Дед Филипп вытирал платком мокрую лысину.
— Не помню. Она померла мне и годочка не было.
— Обделила тебя жизнь, Филипп. Шибко обделила.
Дед Филипп мягко вскидывал руки:
— Всех она обделяет. Только кого с какого конца. Одного крепче, другого послабже.
— А ты держись за родителей, держись, — продолжал Иван Прокофьевич. — Шибко не забывай. У тебя, должно быть, хорошие родители.
Я старался замять тот разговор, но Иван Прокофьевич не унимался:
— Что ты смущаешься, ровно девка. Я говорю, что думаю, что вижу. Вот поедешь домой — дам мёду. Там, в городе, разве мёд! А я тебе цветочного наложу для матушки твоей, чтоб не болела, правда, Филипп?
Дед Филипп согласно кивал головой и лез в карман за папиросами.

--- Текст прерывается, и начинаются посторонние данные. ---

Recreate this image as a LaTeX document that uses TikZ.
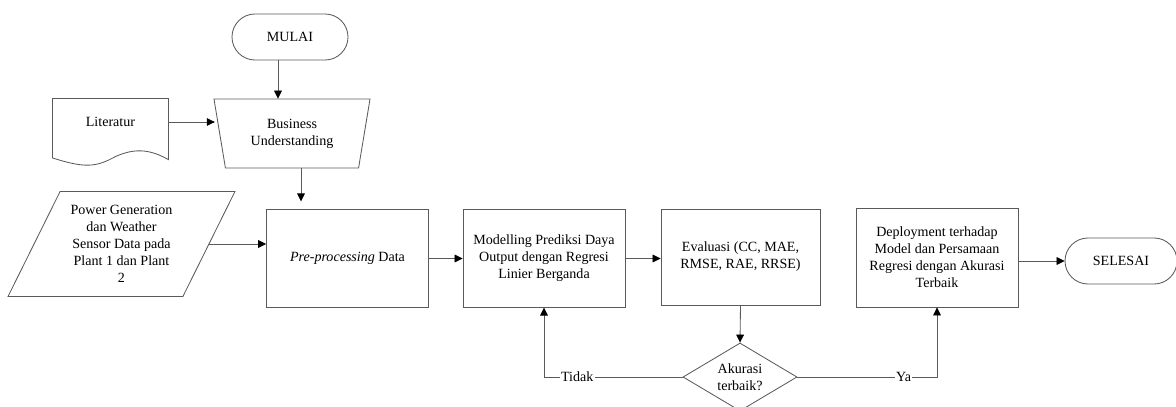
\documentclass[tikz,border=0pt]{standalone}
\usepackage{fontspec}
\setmainfont{Liberation Serif}
\usetikzlibrary{shapes.geometric,arrows.meta,calc}
\definecolor{flowLine}{HTML}{5A5A5A}

\begin{document}
\begin{tikzpicture}[x=0.025cm, y=-0.025cm, line width=0.6pt,
    terminal/.style={draw=flowLine, rounded corners=0.575cm, minimum width=2.9cm, minimum height=1.15cm},
    prosesbox/.style={draw=flowLine, align=center, minimum width=4.05cm, minimum height=2.43cm},
    arus/.style={draw=flowLine, -{Triangle[length=5.7pt,width=5.5pt,color=black]}}]
  \useasboundingbox (0,0) rectangle (1176,407);

  \node[terminal] (mulai) at (290,37) {MULAI};
  \node[draw=flowLine, trapezium, shape border rotate=180, trapezium left angle=68.6, trapezium right angle=68.6,
        trapezium stretches body, minimum width=3.9cm, minimum height=1.725cm, inner sep=0pt, align=center]
        (bu) at (292,133.5) {Business\\Understanding};
  \node[minimum width=2.875cm, minimum height=1.15cm, inner sep=0pt] (lit) at (110.5,122) {Literatur};
  \draw[flowLine] (lit.north west) -- (lit.north east) -- ++(0,61)
      .. controls +(-18,-10) and +(20,-9) .. ++(-53,-3)
      .. controls +(-20,11) and +(32,10) .. (lit.north west |- 0,158) -- cycle;
  \node[minimum width=4.35cm, minimum height=2.6cm, inner sep=0pt, align=center]
        (data) at (121.5,244) {Power Generation\\dan Weather\\Sensor Data pada\\Plant 1 dan Plant\\2};
  \draw[flowLine] ($(data.north west)+(26,0)$) -- ($(data.north east)+(26,0)$)
      -- ($(data.south east)+(-26,0)$) -- ($(data.south west)+(-26,0)$) -- cycle;
  \node[prosesbox] (pre) at (347.5,258.5) {\textit{Pre-processing} Data};
  \node[prosesbox] (model) at (544,258.5) {Modelling Prediksi Daya\\Output dengan Regresi\\Linier Berganda};
  \node[prosesbox, minimum width=3.975cm, minimum height=2.4cm] (eval) at (740.5,257) {Evaluasi (CC, MAE,\\RMSE, RAE, RRSE)};
  \node[prosesbox, minimum height=2.475cm] (deploy) at (937,257.5) {Deployment terhadap\\Model dan Persamaan\\Regresi dengan Akurasi\\Terbaik};
  \node[terminal, minimum width=2.8cm] (selesai) at (1121,261) {SELESAI};
  \node[draw=flowLine, diamond, aspect=1.7, minimum width=2.85cm, minimum height=1.7cm, inner sep=0pt, align=center]
        (cek) at (740,377) {Akurasi\\terbaik?};

  % alur
  \draw[arus] ([xshift=-0.3cm]mulai.south) -- ([xshift=-0.3cm]mulai.south |- bu.north);
  \draw[arus] (lit.east) -- ($(lit.east -| bu.west)+(-4.5,0)$);
  \draw[arus, shorten >=0.2cm] ([xshift=0.225cm]bu.south) -- ([xshift=0.225cm]bu.south |- pre.north);
  \draw[arus] (data.east) -- (data.east -| pre.west);
  \draw[arus] (pre) -- (model);
  \draw[arus] (model.east) -- (model.east -| eval.west);
  \draw[arus] (eval.south) -- (cek.north);
  \draw[arus] (cek.west) -| node[pos=0.38, fill=white, inner sep=1pt] {Tidak} (model.south);
  \draw[arus] (cek.east) -| node[pos=0.38, fill=white, inner sep=1pt] {Ya} (deploy.south);
  \draw[arus] (deploy.east |- selesai.west) -- (selesai.west);
\end{tikzpicture}
\end{document}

Было у Ивана Прокофьевича спокойно, как в лодке, плывущей по широкой тихой реке. Бормотала вода за бортом, шелестели береговые камыши, и всё было новым, и каждый километр пути менял пейзаж.
Иван Прокофьевич не спеша приобщал меня к лесу. Сначала разговорами, короткими, под вечер, под туман, под дождь. О траве, какая какое назначение имеет, чем отличается от других. После я узнал, что был он лучшим сборщиком лекарственных трав в районе. До знакомства с ним я думал, что о лесе знаю всё. Эка невидаль — лес! Но я, если сравнить мои знания со знаниями Ивана Прокофьевича, не знал ровно ничего.
Несколько раз он брал меня с собой. Я с охотой соглашался. С таким человеком, как он, в лесу было заманчиво и интересно. Мы ходили, не спешили. Иван Прокофьевич зорко всматривался в каждую былинку, цветок, куст, целебные травы, которыми можно отогнать болезни. Он и родничок в лесу, в овражке, знает, где можно утолить жажду, посидеть на поваленном дереве, переплетённом диким хмелем, и полянку давно облюбованную найдёт с нужной травой. По образу поведения насекомых узнает, где и что растёт.
Старик брал траву или ягоду и приговаривал:
— Эту зверю лесному оставим. Эту себе возьмём. А эту на приплод пустим.
Он знал лес, как свой огород. Знал, когда упало дерево. Сколько лет стоит сушина. Какая будет ягода в этом году и сколько. Он находил едва приметные тропинки, рассматривая паутину, поглядывая на солнце. Завяжи ему глаза, он и при помощи одних рук нашёл бы обратный путь.
Весь лес у него был разбит на квадраты, или кварталы, по его — делянки. В деревне люди зачастую не знают, где у них север, где юг. У них свои названия полей, лесов, болот, помогающие ориентироваться в повседневной жизни. Иван Прокофьевич тоже ориентировался на них, но к деревенским обозначениям урочищ прибавил массу собственных. У него было, к примеру, Заячье болото, где в изобилии росла клюква, низкое место под названием совсем противоположным — Холмы, где он собирал бруснику. В Боровиках росли белые, на Чернядьеве зрела малина, за Клином — собирай орехи.
Бывая с Иваном Прокофьевичем в лесу, я быстро убедился в одном. Он приходил с полными корзинами грибов или ягод не столько от того, что знал места. Это играло существенную роль. Но больше влияло на это другое: он умел собирать всё — и траву, и малину, и орехи, и грибы. Одному ему присущим чувством он догадывался, где должен быть гриб. Это отработалось наблюдениями и практикой. Он чувствовал и находил. И не один — десяток. В лесу об был медлителен до крайности, я до крайности спешил, я приходил с пустыми руками, он — с грибами.